** BEGIN PROVIDED ENTRIES **

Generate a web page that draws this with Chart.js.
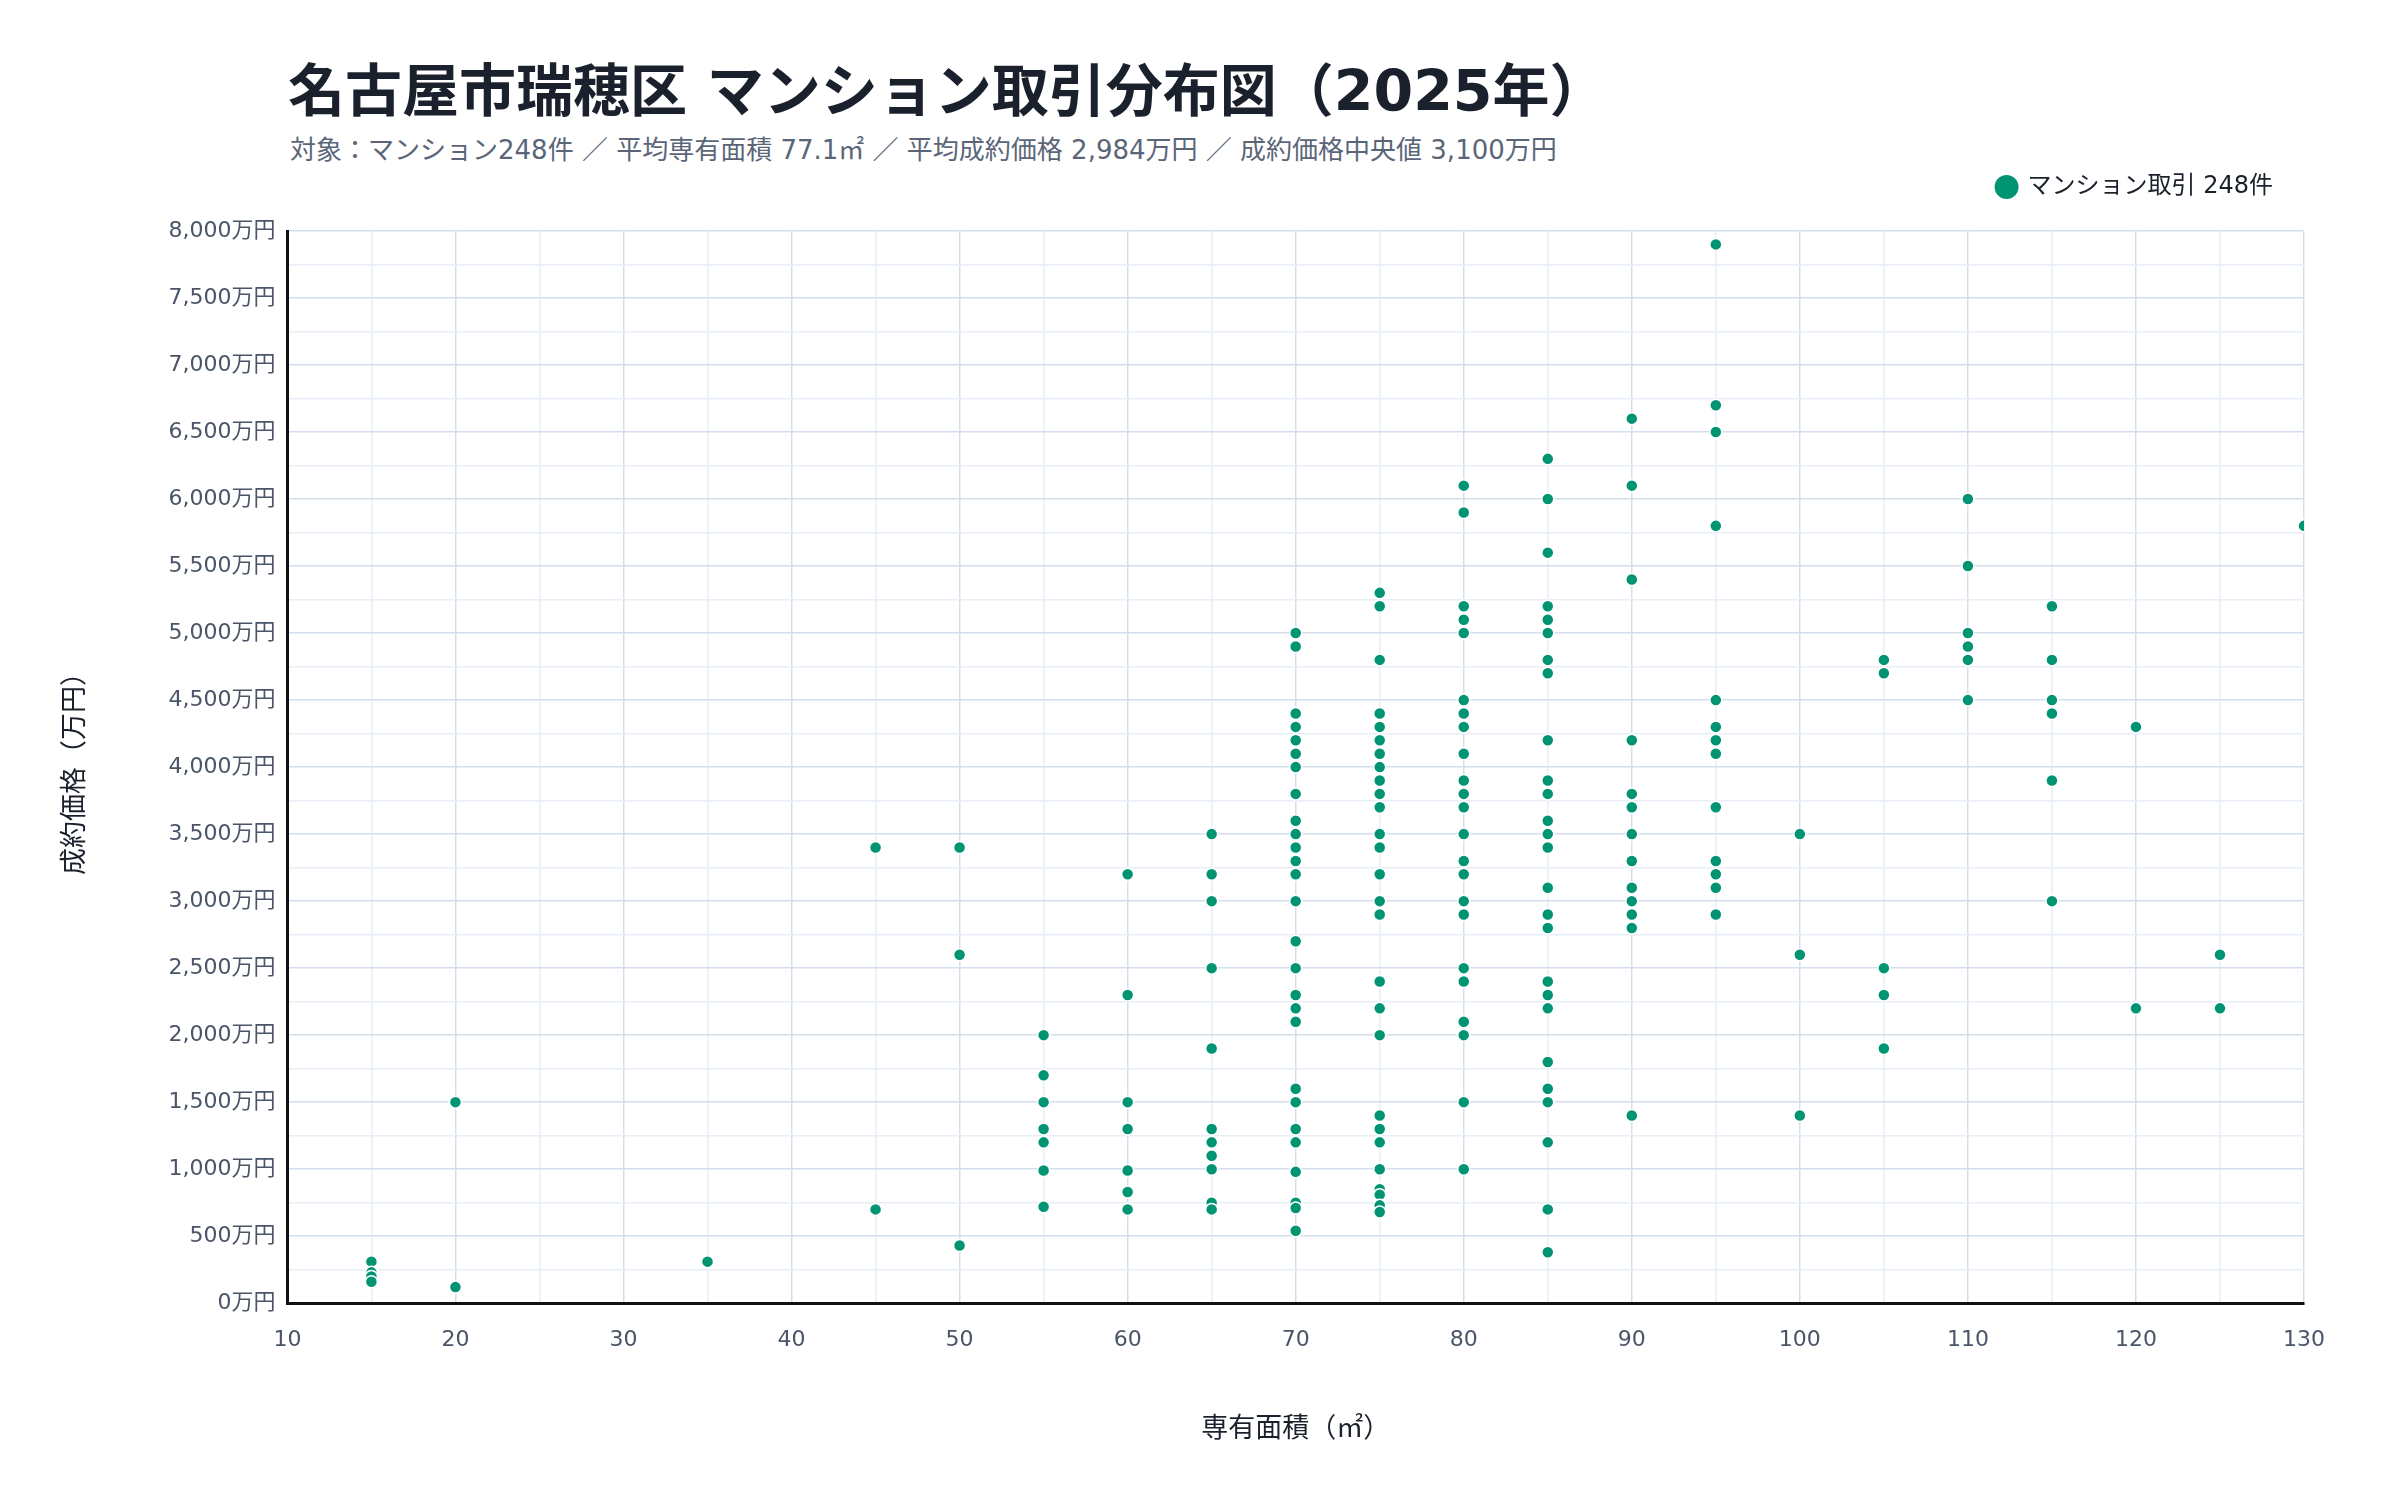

** END PROVIDED ENTRIES **
** BEGIN PROVIDED ENTRIES **

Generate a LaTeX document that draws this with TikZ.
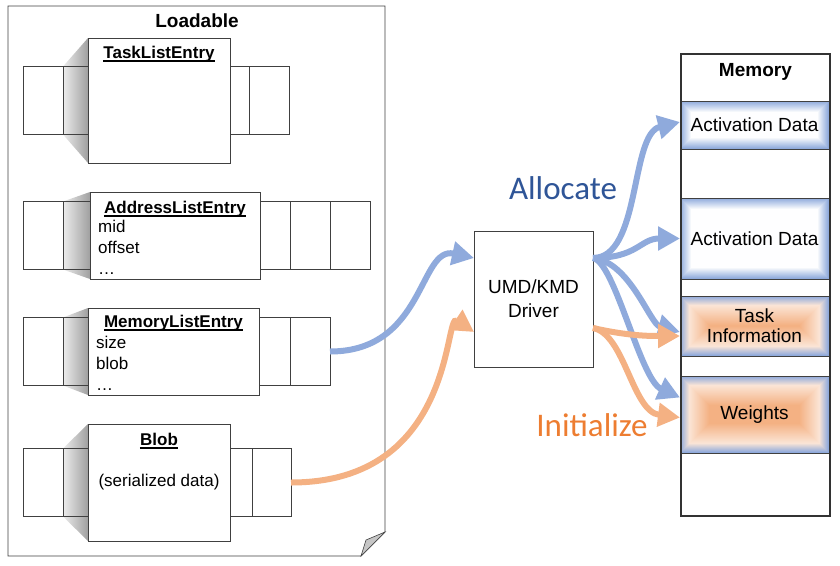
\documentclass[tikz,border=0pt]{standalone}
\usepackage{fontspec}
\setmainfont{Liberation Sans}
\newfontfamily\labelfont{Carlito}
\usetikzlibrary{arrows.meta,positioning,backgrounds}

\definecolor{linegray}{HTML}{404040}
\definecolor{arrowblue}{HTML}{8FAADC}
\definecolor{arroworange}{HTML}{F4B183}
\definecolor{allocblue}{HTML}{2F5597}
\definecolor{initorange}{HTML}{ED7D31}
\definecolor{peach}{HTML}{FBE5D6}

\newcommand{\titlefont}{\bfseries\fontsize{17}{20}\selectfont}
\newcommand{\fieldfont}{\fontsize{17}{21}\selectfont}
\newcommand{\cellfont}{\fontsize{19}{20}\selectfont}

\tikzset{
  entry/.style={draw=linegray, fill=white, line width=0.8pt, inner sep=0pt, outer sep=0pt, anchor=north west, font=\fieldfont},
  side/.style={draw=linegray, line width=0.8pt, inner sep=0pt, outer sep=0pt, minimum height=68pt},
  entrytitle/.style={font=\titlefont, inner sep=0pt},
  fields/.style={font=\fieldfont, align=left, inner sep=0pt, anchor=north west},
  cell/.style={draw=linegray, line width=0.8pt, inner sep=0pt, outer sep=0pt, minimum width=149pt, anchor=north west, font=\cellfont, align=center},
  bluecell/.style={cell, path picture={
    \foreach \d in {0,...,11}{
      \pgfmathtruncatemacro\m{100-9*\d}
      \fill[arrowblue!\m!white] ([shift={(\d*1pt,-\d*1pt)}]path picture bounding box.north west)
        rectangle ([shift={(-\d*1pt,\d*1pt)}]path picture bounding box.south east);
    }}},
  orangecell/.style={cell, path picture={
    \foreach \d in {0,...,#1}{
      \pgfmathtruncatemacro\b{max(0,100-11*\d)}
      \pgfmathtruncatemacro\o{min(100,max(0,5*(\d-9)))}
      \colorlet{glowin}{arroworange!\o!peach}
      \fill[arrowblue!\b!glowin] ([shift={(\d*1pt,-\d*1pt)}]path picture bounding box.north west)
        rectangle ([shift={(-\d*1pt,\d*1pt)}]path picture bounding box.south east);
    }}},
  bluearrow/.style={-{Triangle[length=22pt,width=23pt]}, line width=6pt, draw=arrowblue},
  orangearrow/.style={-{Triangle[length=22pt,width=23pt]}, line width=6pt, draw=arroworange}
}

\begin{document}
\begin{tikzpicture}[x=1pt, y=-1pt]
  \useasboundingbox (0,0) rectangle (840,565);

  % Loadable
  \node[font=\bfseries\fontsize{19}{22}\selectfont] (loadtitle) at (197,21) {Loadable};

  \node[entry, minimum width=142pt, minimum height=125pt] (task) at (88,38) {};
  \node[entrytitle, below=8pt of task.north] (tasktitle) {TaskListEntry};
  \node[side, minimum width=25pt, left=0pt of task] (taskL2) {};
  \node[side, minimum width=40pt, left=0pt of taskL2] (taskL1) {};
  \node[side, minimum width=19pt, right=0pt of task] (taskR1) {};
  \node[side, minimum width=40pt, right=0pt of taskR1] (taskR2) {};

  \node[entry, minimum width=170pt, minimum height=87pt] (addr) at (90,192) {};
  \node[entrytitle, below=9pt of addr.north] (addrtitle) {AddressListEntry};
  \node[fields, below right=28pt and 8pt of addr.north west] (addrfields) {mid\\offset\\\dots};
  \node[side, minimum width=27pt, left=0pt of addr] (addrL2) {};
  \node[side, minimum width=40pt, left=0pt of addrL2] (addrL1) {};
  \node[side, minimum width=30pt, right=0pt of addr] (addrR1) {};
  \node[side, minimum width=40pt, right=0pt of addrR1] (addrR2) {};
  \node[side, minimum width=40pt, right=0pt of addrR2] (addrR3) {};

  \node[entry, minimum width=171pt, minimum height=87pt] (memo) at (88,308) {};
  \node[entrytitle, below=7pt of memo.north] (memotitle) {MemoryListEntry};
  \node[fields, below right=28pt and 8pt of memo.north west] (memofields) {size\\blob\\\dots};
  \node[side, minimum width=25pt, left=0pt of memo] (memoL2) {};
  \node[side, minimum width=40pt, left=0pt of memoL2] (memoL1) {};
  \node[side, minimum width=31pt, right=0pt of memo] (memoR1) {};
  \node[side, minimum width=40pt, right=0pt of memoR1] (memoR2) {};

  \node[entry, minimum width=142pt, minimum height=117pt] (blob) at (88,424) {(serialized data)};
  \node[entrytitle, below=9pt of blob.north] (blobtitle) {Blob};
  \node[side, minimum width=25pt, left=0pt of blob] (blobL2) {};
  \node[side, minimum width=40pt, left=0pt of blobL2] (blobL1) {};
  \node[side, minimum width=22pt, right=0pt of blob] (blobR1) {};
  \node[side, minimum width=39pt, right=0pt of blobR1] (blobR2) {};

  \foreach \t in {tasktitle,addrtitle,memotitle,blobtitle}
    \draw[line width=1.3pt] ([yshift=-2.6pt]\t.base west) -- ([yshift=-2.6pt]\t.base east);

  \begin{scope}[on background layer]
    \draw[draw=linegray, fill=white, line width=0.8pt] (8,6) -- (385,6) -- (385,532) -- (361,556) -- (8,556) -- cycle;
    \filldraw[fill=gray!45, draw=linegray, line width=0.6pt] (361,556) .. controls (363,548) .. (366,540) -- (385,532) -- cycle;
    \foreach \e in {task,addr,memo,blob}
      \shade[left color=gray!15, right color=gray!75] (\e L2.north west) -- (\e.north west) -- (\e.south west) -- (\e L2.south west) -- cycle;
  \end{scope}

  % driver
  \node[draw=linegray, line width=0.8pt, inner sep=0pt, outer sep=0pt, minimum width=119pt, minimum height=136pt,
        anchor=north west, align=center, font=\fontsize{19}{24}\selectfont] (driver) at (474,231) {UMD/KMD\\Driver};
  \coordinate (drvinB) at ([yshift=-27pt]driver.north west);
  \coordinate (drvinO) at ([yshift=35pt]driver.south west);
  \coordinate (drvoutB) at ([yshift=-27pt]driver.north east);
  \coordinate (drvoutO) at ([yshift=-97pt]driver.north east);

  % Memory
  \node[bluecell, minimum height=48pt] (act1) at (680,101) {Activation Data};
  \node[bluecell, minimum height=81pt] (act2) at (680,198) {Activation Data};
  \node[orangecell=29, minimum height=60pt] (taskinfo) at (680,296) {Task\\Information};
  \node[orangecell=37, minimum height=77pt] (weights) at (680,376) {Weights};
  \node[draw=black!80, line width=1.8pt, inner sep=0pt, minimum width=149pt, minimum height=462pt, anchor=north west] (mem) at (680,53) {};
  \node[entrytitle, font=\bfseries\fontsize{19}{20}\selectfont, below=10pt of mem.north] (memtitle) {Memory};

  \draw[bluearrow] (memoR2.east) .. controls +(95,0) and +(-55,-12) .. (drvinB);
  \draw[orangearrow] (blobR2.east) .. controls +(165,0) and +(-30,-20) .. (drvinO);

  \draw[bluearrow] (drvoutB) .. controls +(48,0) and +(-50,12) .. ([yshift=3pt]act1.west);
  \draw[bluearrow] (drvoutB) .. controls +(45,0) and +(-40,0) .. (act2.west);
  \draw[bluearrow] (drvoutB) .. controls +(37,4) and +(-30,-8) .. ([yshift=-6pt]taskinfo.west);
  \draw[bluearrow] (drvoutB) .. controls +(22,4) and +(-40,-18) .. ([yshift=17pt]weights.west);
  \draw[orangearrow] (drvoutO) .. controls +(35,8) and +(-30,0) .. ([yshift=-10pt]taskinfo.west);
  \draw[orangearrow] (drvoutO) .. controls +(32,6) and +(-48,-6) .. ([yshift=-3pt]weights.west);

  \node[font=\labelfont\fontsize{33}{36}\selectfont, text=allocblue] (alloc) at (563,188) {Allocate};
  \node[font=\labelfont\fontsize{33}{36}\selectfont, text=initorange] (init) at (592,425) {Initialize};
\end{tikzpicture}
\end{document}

** END PROVIDED ENTRIES **

*SET PROBLEM:*
Search the entries for the word "that" and gather every line where it appears.

*FINISHED EXERCISE:*
Generate a web page that draws this with Chart.js.
Generate a LaTeX document that draws this with TikZ.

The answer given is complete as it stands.